May 6, 2008 By Reid Goldsborough
The latest round of statistics about the Internet presents an intriguing picture of how this international medium is evolving. Some of the statistics are to be expected, but some are surprising.
For help with common problems, more Americans now use the Internet rather than consult experts or family members, according to the latest Pew Internet & American Life Project survey. Fifty-eight percent of those surveyed use the Internet while 53 percent turn to professionals such as doctors, lawyers or financial experts, and 45 percent seek out friends and family members.
The survey indicated that 77 percent of Americans now have Internet access, with 64 percent having broadband access and 13 percent having slower dial-up access. Those with dial-up access are generally poorer, older, less educated and more likely to rely on TV and radio for information than broadband users.
More Americans than ever are using the Internet to help them choose the next U.S. president, according to Pew. About 24 percent of Americans say they regularly learn something about the presidential campaign from the Internet, which is up from 13 percent during the 2004 campaign.
The Internet may have been invented by Americans, but other countries are currently taking to it with more enthusiasm, according to a new Harris survey done for Symantec.
The Chinese are by far the most active bloggers among the eight countries surveyed. Eighty-six percent of adults with online access in China spend time on their personal blogs, compared with 44 percent in Brazil, 39 percent in Japan, 20 percent in the United States, 19 percent in the UK, 18 percent in France, 17 percent in Australia and 13 percent in Germany.

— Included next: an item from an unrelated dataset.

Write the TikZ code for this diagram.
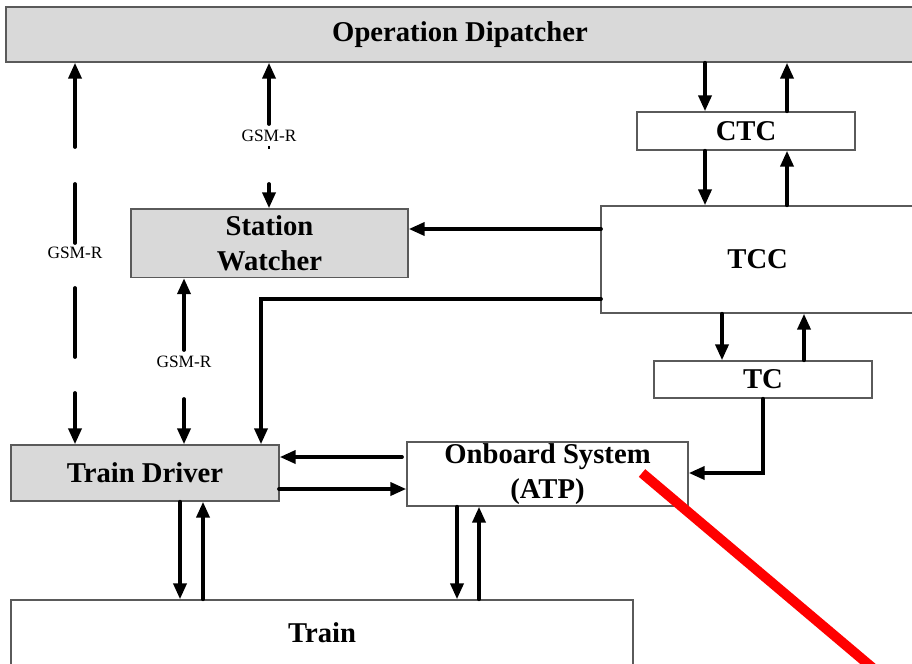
\documentclass[tikz,border=0pt]{standalone}
\usepackage{fontspec}
\setmainfont{Liberation Serif}
\usetikzlibrary{arrows.meta}
\definecolor{boxfill}{RGB}{217,217,217}
\definecolor{boxline}{RGB}{90,90,90}
\begin{document}
\begin{tikzpicture}[x=0.75pt,y=-0.75pt,
  unit/.style={draw=boxline,line width=1.1pt,inner sep=0pt,align=center,
    font=\fontsize{21.5}{26.25}\selectfont\bfseries},
  shaded/.style={unit,fill=boxfill},
  plain/.style={unit,fill=white},
  link/.style={line width=2.8pt,line cap=round,-{Triangle[length=12pt,width=9.75pt]}},
  bare/.style={line width=2.8pt,line cap=round},
  radio/.style={font=\fontsize{13}{15}\selectfont,inner sep=0pt}]
\useasboundingbox (0,0) rectangle (912,663);

% blocks (the dispatcher and TCC run past the right edge)
\node[shaded, minimum width=699pt,   minimum height=41.25pt]  (disp)  at (472,34.5)    {\hspace*{-18pt}Operation Dipatcher};
\node[plain,  minimum width=163.5pt, minimum height=28.5pt]   (ctc)   at (746,131)     {CTC};
\node[plain,  minimum width=255pt,   minimum height=80.25pt]  (tcc)   at (771,259.5)   {\hspace*{-20pt}TCC};
\node[plain,  minimum width=163.5pt, minimum height=27.75pt]  (tc)    at (763,379.5)   {TC};
\node[shaded, minimum width=207.75pt,minimum height=51.375pt] (sw)    at (269.5,243.25){Station\\Watcher};
\node[shaded, minimum width=201pt,   minimum height=42pt]     (td)    at (145,473)     {Train Driver};
\node[plain,  minimum width=210.75pt,minimum height=48pt]     (obs)   at (547.5,474)   {Onboard System\\(ATP)};
\node[plain,  minimum width=466.5pt, minimum height=49.5pt]   (train) at (322,633)     {Train};

% GSM-R radio link: dispatcher <-> driver
\coordinate (a1) at (75,147);
\coordinate (a2) at (75,184);
\coordinate (a3) at (75,243);
\coordinate (a4) at (75,288);
\coordinate (a5) at (75,357);
\coordinate (a6) at (75,393);
\draw[link] (a1) -- (a1 |- disp.south);
\draw[bare] (a2) -- (a3);
\node[radio] (r1) at (75,253) {GSM-R};
\draw[bare] (a4) -- (a5);
\draw[link] (a6) -- (a6 |- td.north);

% GSM-R radio link: dispatcher <-> station watcher
\coordinate (b1) at (269,124);
\coordinate (b2) at (269,146);
\coordinate (b3) at (269,148.5);
\coordinate (b4) at (269,184);
\draw[link] (b1) -- (b1 |- disp.south);
\node[radio] (r2) at (269,136) {GSM-R};
\draw[line width=1.5pt] (b2) -- (b3);
\draw[link] (b4) -- (b4 |- sw.north);

% GSM-R radio link: station watcher <-> driver
\coordinate (c1) at (184,350);
\coordinate (c2) at (184,399);
\draw[link] (c1) -- (c1 |- sw.south);
\node[radio] (r3) at (184,362) {GSM-R};
\draw[link] (c2) -- (c2 |- td.north);

% TCC outputs
\coordinate (d1) at (601,229);
\draw[link] (d1) -- (d1 -| sw.east);
\coordinate (e1) at (601,299);
\coordinate (e2) at (261,299);
\draw[link] (e1) -- (e2) -- (e2 |- td.north);

% dispatcher <-> CTC <-> TCC
\coordinate (f1) at (705,0);
\coordinate (f2) at (787,0);
\draw[link] (f1 |- disp.south) -- (f1 |- ctc.north);
\draw[link] (f2 |- ctc.north) -- (f2 |- disp.south);
\draw[link] (f1 |- ctc.south) -- (f1 |- tcc.north);
\draw[link] (f2 |- tcc.north) -- (f2 |- ctc.south);

% TCC <-> TC
\coordinate (g1) at (722,0);
\coordinate (g2) at (804,0);
\draw[link] (g1 |- tcc.south) -- (g1 |- tc.north);
\draw[link] (g2 |- tc.north) -- (g2 |- tcc.south);

% TC -> onboard system
\coordinate (h1) at (763,473);
\draw[link] (tc.south) -- (h1) -- (h1 -| obs.east);

% driver <-> onboard system
\coordinate (k1) at (402,457);
\coordinate (k2) at (279,489);
\draw[link] (k1) -- (k1 -| td.east);
\draw[link] (k2) -- (k2 -| obs.west);

% driver <-> train
\coordinate (m1) at (180,0);
\coordinate (m2) at (203,0);
\draw[link] (m1 |- td.south) -- (m1 |- train.north);
\draw[link] (m2 |- train.north) -- (m2 |- td.south);

% onboard system <-> train
\coordinate (n1) at (457,0);
\coordinate (n2) at (479,0);
\draw[link] (n1 |- obs.south) -- (n1 |- train.north);
\draw[link] (n2 |- train.north) -- (n2 |- obs.south);

% red stroke
\coordinate (s1) at (642,473);
\coordinate (s2) at (881,675);
\draw[red,line width=7.5pt] (s1) -- (s2);
\end{tikzpicture}
\end{document}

Some countries are also more active than America at retrieving news and opinion. Ninety-three percent of adults online in Brazil spend time following news sites and blogs compared with 92 percent in China, 83 percent in Japan, 77 percent in the United States, 76 percent in France, 75 percent in Australia, 71 percent in Germany and 66 percent in the UK.
The UK leads online shopping, with 96 percent of online users buying merchandise online. This compares with 93 percent in Germany, 90 percent in both the United States and Japan, 89 percent in France, 86 percent in China, 84 percent in Australia and 81 percent in Brazil.
Personal finance on the Web isn't quite as popular as shopping, but the majority of online users in the countries surveyed have handled some financial transactions on the Internet. China leads the way with 87 percent of Web-connected adults doing online banking or paying bills online at least sometimes. This is followed by 85 percent in the UK, 84 percent in France, 81 percent in Australia, 79 percent in the United States, 78 percent in Germany, 74 percent in Japan and 68 percent in Brazil.
When it comes to making friends online, the Chinese are also out front, with 84 percent who have online access doing so. This compares with 77 percent for Brazil, 54 percent for Australia, 45 percent for the United States and Germany, 42 percent for the UK, 38 percent for Japan and 31 percent for France.
Among the newest Internet activities is watching or downloading movies. In the United States, 41 percent of adults and 46 percent of children online do this at least sometimes. In China, the figures are 97 percent of adults and 96 percent of children. China also leads the world in downloading music with 97 percent of adults and 98 percent of kids online doing so; it's much lower in the United States - 56 percent of both adults and kids.
As you might expect, the most popular Internet activity among kids is games. In the United States, 96 percent of kids and 74 percent of adults online play games. In China, the figures are 99 percent and 95 percent, respectively.
Despite the presence of spam, viruses, and phishing, e-mail remains the most popular Internet activity among adults, with 97 percent to 99 percent of adults online in all countries surveyed exchanging e-mail.
According to the most recent Nielsen survey on the subject, the United States' 10 most popular Web sites, in order, are: Google, Yahoo, Microsoft, MSN/Windows Live, AOL Media Network, YouTube, Fox Interactive Media, Amazon, eBay and Apple. Google leads search engines and is used for 56 percent of all the Web searches, compared with 18 percent for Yahoo and 14 percent for MSN/Windows Live Search.